The Vietnamese presidents' letter, written on Aug 29 three days after the passage of the law, expressed fear that some articles of the law would affect ethnic Vietnamese legitimately living in Cambodia.

Earlier UN spokesmen have suggested the law could be used to deport hundreds of thousands of ethnic Vietnamese living in Cambodia, and that human rights abuses and ethnic cleansing could occur.

The National Assembly appears likely to ignore the Vietnamese presidents' request. Parliamentary member Ahmad Yahya said: "The law has already been adopted by the parliament ... we can not revise [it]."

Yahya is the chairman of the Parliamentary Committee of Public works, Transportation, Tele-communications and Post, and also the chairman of the Committee of Commerce, Industry and Energy.

He said when the Ministry of Interior implemented the law it would affect the majority of ethnic Vietnamese living illegally in Cambodia.

Yahya said the parliament would not amend any articles of the law. But Chea Sim has written a letter to acting assembly chairman Loy Sim Chheang to convene members of the permanent committee of the parliament to discuss the Vietnamese president's request.

The immigration law, which has been rushed to the National Assembly in great urgency, was passed by a vote of 97 to 1 after five days of debate which saw only minor amendments made to the draft.

After the passage of the law on Aug 26 Finance Minister Sam Rainsy in an interview with the Post said: "I am very happy because this law is necessary to control the flow of illegal immigrants into our country."

He added that the passing of the law was a great success which would help bring law and order to the country.

"Our people have been waiting for this law for a long time to be finally adopted. [The law] has not been aimed at a majority of ethnic Vietnamese living in Cambodia but was passed to protect our national interests and our national identity.. ."

He said that it is still unclear how many ethnic Vietnamese remain in Cambodia. Earlier Co- ministers of the Interior Sar Kheng and You Hockry told the Assembly that 17,000 families consisting of 100,000 ethnic Vietnamese resided in the country.

Rainsy said: "I do not deny this figure... but I believe the number will be higher if we go to ask our people in the provinces."

He explained that in the 1960s there were 450,000 ethnic Vietnamese in Cambodia and thousands of them were killed in bloody programs under the Lon Nol government and Khmer Rouge regime in the 1970s.

Rainsy said after the Vietnamese invasion in 1979 many ethnic Vietnamese flowed easily and illegally into the country and purchased Cambodian ID cards for $30 from the former SOC regime.

Rainsy quoted Sar Kheng as saying the ID cards the SOC regime provided to the Vietnamese were not national identity cards. "It's just a card to identify a person as living in Cambodia ... not to identify a person as having Cambodian nationality," Rainsy said.
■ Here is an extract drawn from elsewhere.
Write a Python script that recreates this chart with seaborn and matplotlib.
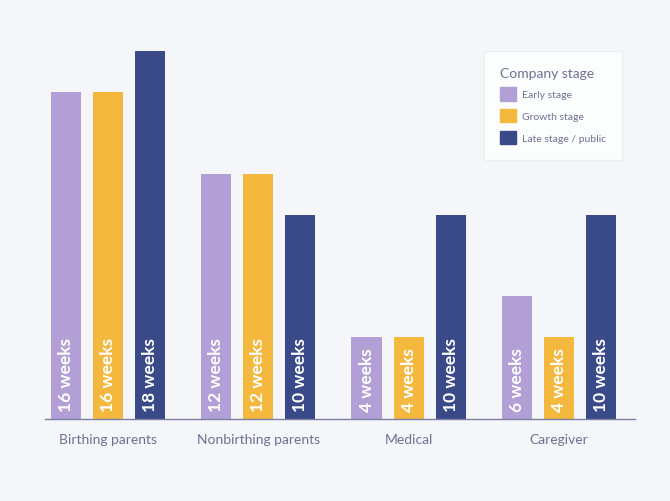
import seaborn as sns
import matplotlib.pyplot as plt
import matplotlib.patches as mpatches
import pandas as pd

# leave data
categories = ['Birthing parents', 'Nonbirthing parents', 'Medical', 'Caregiver']
stages = ['Early stage', 'Growth stage', 'Late stage / public']
early_weeks = [16, 12, 4, 6]
growth_weeks = [16, 12, 4, 4]
late_weeks = [18, 10, 10, 10]

colours = ['#b29fd5', '#f5b83f', '#3a4a89']
bg = '#f5f6f9'
text_col = '#6e7191'

df = pd.DataFrame({
    'category': categories * 3,
    'stage': [stages[0]] * 4 + [stages[1]] * 4 + [stages[2]] * 4,
    'weeks': early_weeks + growth_weeks + late_weeks,
})

sns.set_style('white')
plt.rcParams['font.family'] = ['Lato', 'DejaVu Sans']

fig = plt.figure(figsize=(6.7, 5.02), dpi=100, facecolor=bg)
ax = fig.add_axes([45 / 670, 82 / 502, 590 / 670, 368 / 502])
ax.set_facecolor(bg)

sns.barplot(data=df, x='category', y='weeks', hue='stage', order=categories,
            hue_order=stages, palette=colours, width=0.84, gap=0.2857,
            saturation=1, legend=False, linewidth=0, ax=ax)

ax.set_xlim(-0.419, 3.506)
ax.set_ylim(0, 18)

# white week labels inside each bar, rotated
for cont in ax.containers:
    for bar in cont:
        h = bar.get_height()
        ax.text(bar.get_x() + bar.get_width() / 2, 0.4, f'{int(h)} weeks',
                rotation=90, ha='center', va='bottom', color='white',
                fontsize=12.5, fontweight='bold')

for s in ['top', 'right', 'left']:
    ax.spines[s].set_visible(False)
ax.spines['bottom'].set_color('#7d80a6')
ax.spines['bottom'].set_linewidth(1)
ax.set_yticks([])
ax.set_xlabel('')
ax.set_ylabel('')
ax.tick_params(axis='x', length=0, pad=10, labelsize=10, labelcolor=text_col)

handles = [mpatches.Patch(color=c, label=l) for c, l in zip(colours, stages)]
leg = ax.legend(handles=handles, title='Company stage', loc='upper left',
                bbox_to_anchor=(484 / 670, 1 - 52 / 502),
                bbox_transform=fig.transFigure, frameon=True, fontsize=7.5,
                title_fontsize=10, handlelength=1.55, handleheight=1.55,
                labelspacing=0.85, handletextpad=0.6, borderpad=1.5,
                borderaxespad=0, alignment='left', fancybox=False)
leg.get_frame().set_facecolor('white')
leg.get_frame().set_edgecolor('#ebecf2')
leg.get_title().set_color(text_col)
for t in leg.get_texts():
    t.set_color(text_col)

fig.savefig('out.png', dpi=100, facecolor=bg)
He added: "Those people [who bought the ID cards] will face control and will [have to] register again.... I think this law could solve the problem of ethnic Vietnamese living in Cambodia."

Rainsy later said the Vietnamese people in the past flowed easily into the country and when the law came into affect it would make it more difficult for such illegal entry to occur.

He said: "I believe the Royal Government and our Khmer people will use the law to stem the influx of Vietnamese."

Co-Minister of the Interior You Hockry said the law was not only aimed at the ethnic Vietnamese but any foreigners who enter or stay in the country illegally.

He said: "When we implement the law, we don't say this is a Vietnamese, that is a Chinese, French or Thai... this law will affect any foreigners [who] get into the country illegally."

He indicated that 60,000 ethnic Chinese live in Cambodia and the law was also aimed at controlling them. "We will register any foreigners," he said.

Human rights activists have warned that the law was specifically drafted by the Royal Government to deport thousands of ethnic Vietnamese who have lived for a long time in Cambodia.